- Born: 23 August 1897 Downpatrick, Ireland
- Died: 17 November 1916 (aged 19) Pas de Calais, France
- Buried: British War Cemetery, Cagnicourt
- Allegiance: United Kingdom
- Branch: British Army
- Service years: 1915–1916
- Rank: Captain
- Unit: No. 24 Squadron RFC No. 29 Squadron RFC
- Conflicts: World War I
- Awards: Military Cross & Two Bars

= Sidney Cowan =

Sidney Edward Cowan MC & Two Bars (23 August 1897 – 17 November 1916) was an Irish World War I flying ace credited with seven aerial victories.

==Biography==
Cowan was born in Downpatrick, Ireland, the youngest son of P. C. Cowan, Chief Engineering Inspector of the Local Government Board for Ireland. He was educated at Castle Park, Dalkey, Marlborough College, and Trinity College, Dublin.

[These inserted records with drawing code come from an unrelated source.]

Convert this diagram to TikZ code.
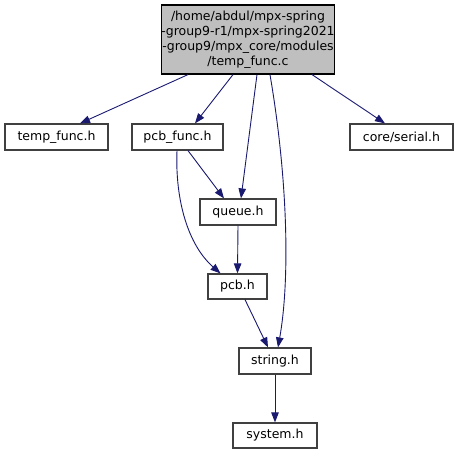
\documentclass[tikz,border=0pt]{standalone}
\usepackage{fontspec}
\setmainfont{DejaVu Sans}
\usetikzlibrary{arrows.meta}
\definecolor{edgeblue}{HTML}{191970}
\definecolor{nodeborder}{HTML}{404040}
\definecolor{mainfill}{HTML}{BFBFBF}
\begin{document}
\begin{tikzpicture}[x=1pt,y=-1pt,
  box/.style={draw=nodeborder,line width=1.2pt,fill=white,inner sep=0pt,
    font=\fontsize{12.5}{15}\selectfont,align=center},
  mainbox/.style={box,draw=black,fill=mainfill},
  edge/.style={draw=edgeblue,line width=0.9pt,
    -{Triangle[length=10pt,width=7.5pt]}}]
\useasboundingbox (0,0) rectangle (459,455);
\node[mainbox,minimum width=170pt,minimum height=69pt] (main) at (248,39.5)
  {/home/abdul/mpx-spring\\-group9-r1/mpx-spring2021\\-group9/mpx\_core/modules\\/temp\_func.c};
\node[box,minimum width=103pt,minimum height=26pt] (tf) at (56.5,137) {temp\_func.h};
\node[box,minimum width=91pt,minimum height=26pt] (pf) at (177.5,137) {pcb\_func.h};
\node[box,minimum width=103pt,minimum height=26pt] (cs) at (401.5,137) {core/serial.h};
\node[box,minimum width=76pt,minimum height=26pt] (q) at (238,212) {queue.h};
\node[box,minimum width=59pt,minimum height=25pt] (pcb) at (237.5,286.5) {pcb.h};
\node[box,minimum width=72pt,minimum height=26pt] (str) at (275,361) {string.h};
\node[box,minimum width=84pt,minimum height=25pt] (sys) at (275,435.5) {system.h};

\draw[edge] ([xshift=-60pt]main.south) -- ([xshift=23.5pt]tf.north);
\draw[edge] ([xshift=-15pt]main.south) -- ([xshift=17.5pt]pf.north);
\draw[edge] ([xshift=9pt]main.south) -- ([xshift=3pt]q.north);
\draw[edge] ([xshift=22pt]main.south) .. controls (288,180) and (290,280) .. ([xshift=3pt]str.north);
\draw[edge] ([xshift=64pt]main.south) -- ([xshift=-16.5pt]cs.north);
\draw[edge] ([xshift=10.5pt]pf.south) -- ([xshift=-14pt]q.north);
\draw[edge] ([xshift=-0.5pt]pf.south) .. controls (175,200) and (188,245) .. ([xshift=-17pt]pcb.north);
\draw[edge] (q.south) -- (pcb.north);
\draw[edge] ([xshift=7.5pt]pcb.south) -- ([xshift=-7pt]str.north);
\draw[edge] (str.south) -- (sys.north);
\end{tikzpicture}
\end{document}
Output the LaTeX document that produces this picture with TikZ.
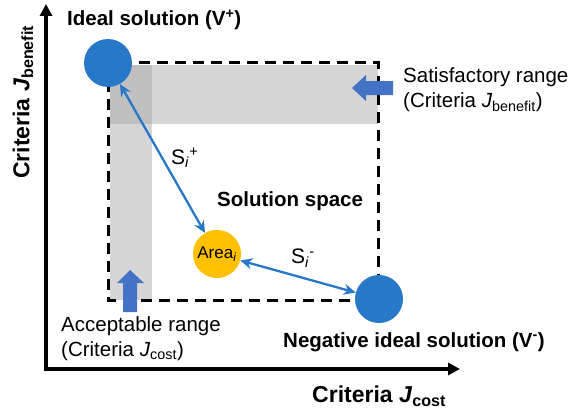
\documentclass[tikz,border=0pt]{standalone}
\usepackage{fontspec}
\setmainfont{Liberation Sans}
\usetikzlibrary{arrows.meta}
\definecolor{cblue}{HTML}{2878C8}
\definecolor{aorange}{HTML}{FFC000}
\definecolor{bandgray}{HTML}{D6D6D6}
\definecolor{overgray}{HTML}{C0C0C0}
\definecolor{blockblue}{HTML}{4472C4}
\tikzset{
  axis/.style={line width=3.5pt, -{Triangle[length=12pt,width=12pt]}},
  dashbox/.style={line width=3pt, dash pattern=on 11pt off 7pt},
  bigdot/.style={circle, fill=cblue, minimum size=48pt, inner sep=0pt},
  areadot/.style={circle, fill=aorange, minimum size=48pt, inner sep=0pt, font=\fontsize{17}{19}\selectfont},
  dist/.style={cblue, line width=2.3pt, {Stealth[length=12pt,width=11pt]}-{Stealth[length=12pt,width=11pt]}},
  boldlab/.style={font=\bfseries\fontsize{20.5}{24}\selectfont, inner sep=0pt},
  plainlab/.style={font=\fontsize{20.5}{25}\selectfont, inner sep=0pt, align=left},
  slab/.style={font=\fontsize{21}{24}\selectfont, inner sep=0pt, text=black},
  axlabel/.style={font=\bfseries\fontsize{23}{26}\selectfont, inner sep=0pt},
}
\begin{document}
\begin{tikzpicture}[x=1pt,y=-1pt]
\useasboundingbox (0,0) rectangle (570,412);
% gray bands
\fill[bandgray] (110,65) rectangle (378,124);
\fill[bandgray] (110,65) rectangle (152,300);
\fill[overgray] (110,65) rectangle (152,124);
% dashed solution space
\draw[dashbox] (108,63) rectangle (378,300);
% axes
\coordinate (O) at (46,369);
\coordinate (ytop) at (46,4);
\coordinate (xend) at (460,369);
\draw[axis] ([yshift=1.75pt]O) -- (ytop);
\draw[axis] ([xshift=-1.75pt]O) -- (xend);
% nodes
\node[bigdot] (vp) at (108,63) {};
\node[bigdot] (vm) at (379,299) {};
\node[areadot] (area) at (217,254) {Area\textsubscript{\textit{i}}};
% distances
\draw[dist] (vp) -- (area);
\draw[dist] (area) -- (vm);
\node[slab, anchor=west] (sp) at (171,158) {S\textsubscript{\textit{i}}\textsuperscript{+}};
\node[slab, anchor=west] (sm) at (291,258) {S\textsubscript{\textit{i}}\textsuperscript{-}};
% labels
\node[boldlab, anchor=west] (ideal) at (67,20) {Ideal solution (V\textsuperscript{+})};
\node[boldlab, anchor=west] (neg) at (283,342) {Negative ideal solution (V\textsuperscript{-})};
\node[boldlab, anchor=west] (space) at (217,201) {Solution space};
\node[axlabel, anchor=west] (xl) at (312,396) {Criteria \textit{J}\textsubscript{cost}};
\node[axlabel, rotate=90, anchor=west] (yl) at (23,179) {Criteria \textit{J}\textsubscript{benefit}};
\node[plainlab, anchor=west] (sat) at (403,90) {Satisfactory range\\(Criteria \textit{J}\textsubscript{benefit})};
\node[plainlab, anchor=west] (acc) at (61,339) {Acceptable range\\(Criteria \textit{J}\textsubscript{cost})};
% block arrows
\fill[blockblue] (393,81) -- (366,81) -- (366,75) -- (352,88) -- (366,101) -- (366,95) -- (393,95) -- cycle;
\fill[blockblue] (123,312) -- (123,283) -- (117,283) -- (130,270) -- (144,283) -- (137,283) -- (137,312) -- cycle;
\end{tikzpicture}
\end{document}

On 23 August 1915 (his 18th birthday) Cowan was awarded Aviators Certificate No. 1639 after flying a Maurice Farman biplane at the Military School at Brooklands, and the same day was commissioned as a probationary second lieutenant in the Royal Flying Corps. He was appointed a flying officer on 14 October, and confirmed in his rank on 2 November.

Cowan was an original member of No. 24 Squadron from its formation on 1 September 1915. Between 4 May and 16 September 1916, Cowan used an Airco DH.2 to destroy four enemy aircraft and drive down two more out of control. On 1 October he was appointed a flight commander, and promoted to the acting rank of captain. He was then transferred to No. 29 Squadron, and scored once more on 17 November 1916, driving down a Halberstadt D.II out of control. As he strove to attack a second German machine, he collided with another British aircraft. Both pilots were killed.

Originally listed as "missing" it was not until April 1917 that his grave was reported as being discovered, Cowan having been buried by the Germans at the cemetery at Ablainzevelle. He was later re-interred at the British War Cemetery at Cagnicourt.

==Honours and awards==
- Military Cross
Second Lieutenant Sidney Edward Cowan, RFC.
For conspicuous gallantry and skill. He dived on to an enemy machine in the enemy's lines and drove it to the ground, where it was smashed, and then circled round and fired at the pilot and observer as they ran for shelter. Although forced to land through his engine stopping he contrived to restart it and got back under heavy fire.

- Bar to Military Cross
Second Lieutenant Sidney Edward Cowan, MC, RFC.
For conspicuous gallantry and skill. He has done fine work in aerial combats, and has shot down four enemy machines.

- 2nd Bar to Military Cross
Second Lieutenant (Temporary Captain) Sidney Edward Cowan, MC, RFC.
For conspicuous gallantry in action. He fought a long contest with seven enemy machines, finally bringing one down in flames. He has displayed great skill and gallantry throughout.